Of course, this still has all the same errors, now I also get a third drive resilvering for no reason, I did a few ZFS clears and scrubs, and it's still resilvering all day every day, failing, I clear, resilver some more and it's going nowhere.

Beyond the fact that I'm deeply disappointed in ZFS's inability to recover from this relatively low-risk situation where in fact only one drive has ever failed and was promptly replaced, the NAS and its main and only share are still usable, and I had done a backup after the first disk failure anyway.

Question

Is there any way to make ZFS understand that this pool is just fine and that it should just resilver the two new drives (one of which being an old one that I did wipe to help ZFS get that it could use it) and stop telling me about those errors ?

Like a resilver -force -scrub_later -everything_is_obviously_fine -or_i_couldnt_possibly_use_the_share -just_mark_it_all_online -lets_get_back_to_actual_work_now ?

Rambling

I'm kind of worried as right now it's pretending to me that it's resilvering 3 out of 6 drives in a raidz2 pool which clearly has usable data in it, which I seriously doubt anyone can even do.

I'm expecting it to bump that up to 4 drives soon, or maybe all 6 why not, recreating all my data out of residual magnetic dust buildup from the air surrounding the hard drives.

Any suggestion is appreciated. Thank you!

Best Answer

I never got an answer, and things got worse before they got better.
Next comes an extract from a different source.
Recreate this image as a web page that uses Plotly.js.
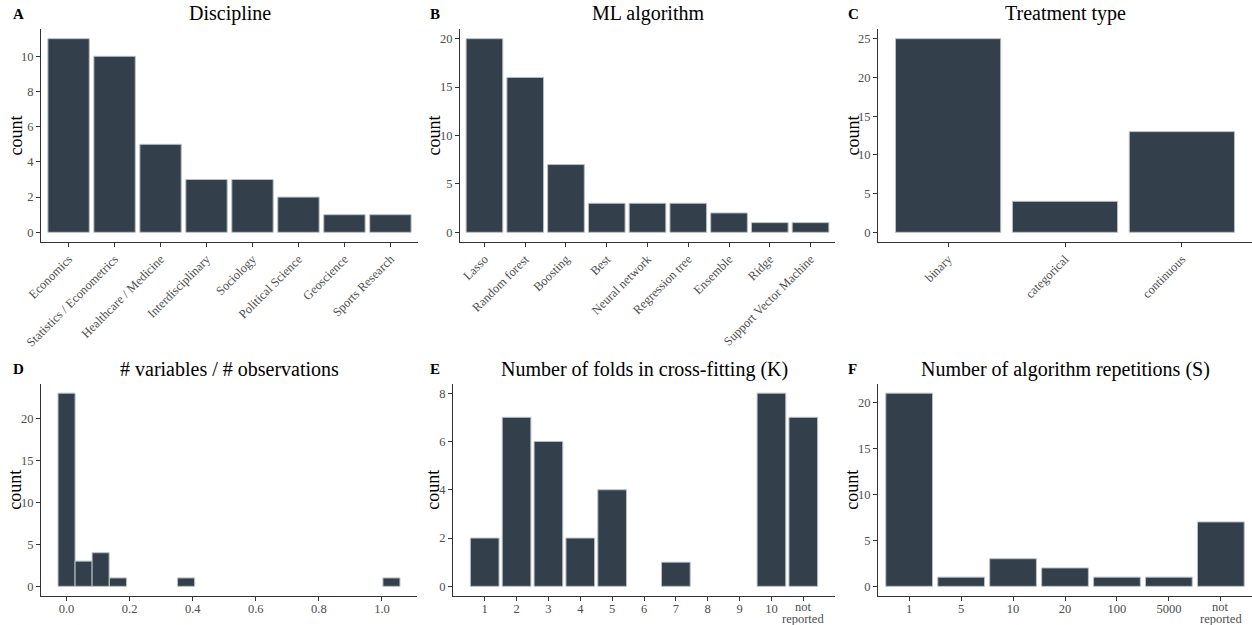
<!DOCTYPE html>
<html>
<head>
<meta charset="utf-8">
<script src="https://cdn.plot.ly/plotly-3.0.1.min.js"></script>
<style>html,body{margin:0;padding:0;background:#fff;}#chart{width:1252px;height:625px;}</style>
</head>
<body>
<div id="chart"></div>
<script>
// ---- Data ----
const disciplineCats = ['Economics','Statistics / Econometrics','Healthcare / Medicine','Interdisciplinary','Sociology','Political Science','Geoscience','Sports Research'];
const disciplineCounts = [11,10,5,3,3,2,1,1];

const algoCats = ['Lasso','Random forest','Boosting','Best','Neural network','Regression tree','Ensemble','Ridge','Support Vector Machine'];
const algoCounts = [20,16,7,3,3,3,2,1,1];

const treatCats = ['binary','categorical','continuous'];
const treatCounts = [25,4,13];

const ratioBinCenters = [0.0, 0.054, 0.108, 0.163, 0.379, 1.03];
const ratioCounts = [23,3,4,1,1,1];
const ratioBinWidth = 0.054;

const foldsPos = [1,2,3,4,5,7,10,11];
const foldsCounts = [2,7,6,2,4,1,8,7];
const foldsTickVals = [1,2,3,4,5,6,7,8,9,10,11];
const foldsTickText = ['1','2','3','4','5','6','7','8','9','10','not reported'];

const repCats = ['1','5','10','20','100','5000','not reported'];
const repCounts = [21,1,3,2,1,1,7];

const panelLetters = ['A','B','C','D','E','F'];
const panelTitles = ['Discipline','ML algorithm','Treatment type','# variables / # observations','Number of folds in cross-fitting (K)','Number of algorithm repetitions (S)'];

// ---- Styling ----
const W = 1252, H = 625;
const FONT = 'Liberation Serif, Times New Roman, serif';
const FILL = '#333f4a';
const EDGE = '#b9c0c6';
const TICKCOL = '#4d4d4d';
const px = v => v / W;
const py = v => 1 - v / H;

function bar(x, y, xa, ya, width) {
  const t = {type:'bar', x:x, y:y, xaxis:xa, yaxis:ya,
    marker:{color:FILL, line:{color:EDGE, width:1}}, hoverinfo:'skip', showlegend:false};
  if (width !== undefined) t.width = width;
  return t;
}

const data = [
  bar(disciplineCats, disciplineCounts, 'x', 'y', 0.9),
  bar(algoCats, algoCounts, 'x2', 'y2', 0.9),
  bar(treatCats, treatCounts, 'x3', 'y3', 0.9),
  bar(ratioBinCenters, ratioCounts, 'x4', 'y4', ratioBinWidth),
  bar(foldsPos, foldsCounts, 'x5', 'y5', 0.9),
  bar(repCats, repCounts, 'x6', 'y6', 0.9)
];

const tickFont = {family:FONT, size:12.5, color:TICKCOL};
function xax(dom, anchor, extra) {
  return Object.assign({domain:[px(dom[0]), px(dom[1])], anchor:anchor,
    showline:true, linecolor:'#333333', linewidth:1, showgrid:false, zeroline:false,
    ticks:'outside', ticklen:4, tickcolor:'#333333', tickwidth:1,
    tickfont:tickFont, fixedrange:true}, extra);
}
function yax(dom, anchor, extra) {
  return Object.assign({domain:[py(dom[1]), py(dom[0])], anchor:anchor,
    showline:true, linecolor:'#333333', linewidth:1, showgrid:false, zeroline:false,
    ticks:'outside', ticklen:4, tickcolor:'#333333', tickwidth:1,
    tickfont:tickFont, fixedrange:true}, extra);
}

const row1 = [29, 242];
const row2 = [383.5, 596];
const cols1 = [[41,418],[460,835],[878,1252]];
const cols2 = [[41,417],[453,835],[878,1252]];

// two-line labels ("not reported") are drawn as annotations below the tick
const splitLast = arr => arr.map((t, i) => i === arr.length - 1 ? '' : t);

const layout = {
  width:W, height:H, margin:{l:0,r:0,t:0,b:0},
  paper_bgcolor:'#ffffff', plot_bgcolor:'#ffffff',
  font:{family:FONT}, bargap:0,
  xaxis: xax(cols1[0], 'y', {type:'category', range:[-0.6,7.6], tickangle:-45}),
  yaxis: yax(row1, 'x', {range:[-0.55,11.55], dtick:2, tick0:0}),
  xaxis2: xax(cols1[1], 'y2', {type:'category', range:[-0.6,8.6], tickangle:-45}),
  yaxis2: yax(row1, 'x2', {range:[-1,21], dtick:5, tick0:0}),
  xaxis3: xax(cols1[2], 'y3', {type:'category', range:[-0.6,2.6], tickangle:-45}),
  yaxis3: yax(row1, 'x3', {range:[-1.25,26.25], dtick:5, tick0:0}),
  xaxis4: xax(cols2[0], 'y4', {type:'linear', range:[-0.081,1.111], dtick:0.2, tick0:0, tickformat:'.1f', ticklabelstandoff:-3}),
  yaxis4: yax(row2, 'x4', {range:[-1.15,24.15], dtick:5, tick0:0}),
  xaxis5: xax(cols2[1], 'y5', {type:'linear', range:[0.005,11.995], tickmode:'array', tickvals:foldsTickVals, ticktext:splitLast(foldsTickText), tickangle:0, ticklabelstandoff:-3}),
  yaxis5: yax(row2, 'x5', {range:[-0.4,8.4], dtick:2, tick0:0}),
  xaxis6: xax(cols2[2], 'y6', {type:'category', range:[-0.6,6.6], tickmode:'array', tickvals:repCats, ticktext:splitLast(repCats), tickangle:0, ticklabelstandoff:-3}),
  yaxis6: yax(row2, 'x6', {range:[-1.05,22.05], dtick:5, tick0:0}),
  annotations: []
};

const cols = [cols1[0], cols1[1], cols1[2], cols2[0], cols2[1], cols2[2]];
const rows = [row1, row1, row1, row2, row2, row2];
const letterX = [11, 428, 846, 11, 428, 846];
const countX = [15, 433, 852, 15, 433, 852];
panelTitles.forEach((t, i) => {
  const titleY = i < 3 ? 14 : 369;
  const c = cols[i], r = rows[i];
  layout.annotations.push({text:t, xref:'paper', yref:'paper', x:px((c[0]+c[1])/2), y:py(titleY),
    xanchor:'center', yanchor:'middle', showarrow:false, font:{family:FONT, size:20, color:'#000'}});
  layout.annotations.push({text:'<b>'+panelLetters[i]+'</b>', xref:'paper', yref:'paper', x:px(letterX[i]), y:py(titleY),
    xanchor:'left', yanchor:'middle', showarrow:false, font:{family:FONT, size:15, color:'#000'}});
  layout.annotations.push({text:'count', xref:'paper', yref:'paper', x:px(countX[i]), y:py((r[0]+r[1])/2),
    xanchor:'center', yanchor:'middle', textangle:-90, showarrow:false, font:{family:FONT, size:18, color:'#000'}});
});

// "not reported" labels, one annotation per line, tightly spaced
function twoLine(label, xref, xval) {
  label.split(' ').forEach((line, k) => {
    layout.annotations.push({text:line, xref:xref, yref:'paper', x:xval, y:py(606.5 + k * 12),
      xanchor:'center', yanchor:'middle', showarrow:false, font:tickFont});
  });
}
twoLine(foldsTickText[foldsTickText.length - 1], 'x5', foldsTickVals[foldsTickVals.length - 1]);
twoLine(repCats[repCats.length - 1], 'x6', repCats.length - 1);

Plotly.newPlot('chart', data, layout, {staticPlot:true, displayModeBar:false});
</script>
</body>
</html>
Overall, after at least a dozen resilverings, scrubs, clears, removal of files that contained errors, and reboots, it ended up back online.

All in all, I think this mostly means that ZFS likes to give big warnings and the zpool status is not exactly clear, as resilvering 3 drives out of 6 in a raidz2 was not physically possible for one.

But mostly, as long as your data is still available and everything looks ok from a share usage standpoint, it'll probably end up ok like it did here, just keep on rebooting, scrubbing, clearing and dealing with files that have checksum errors.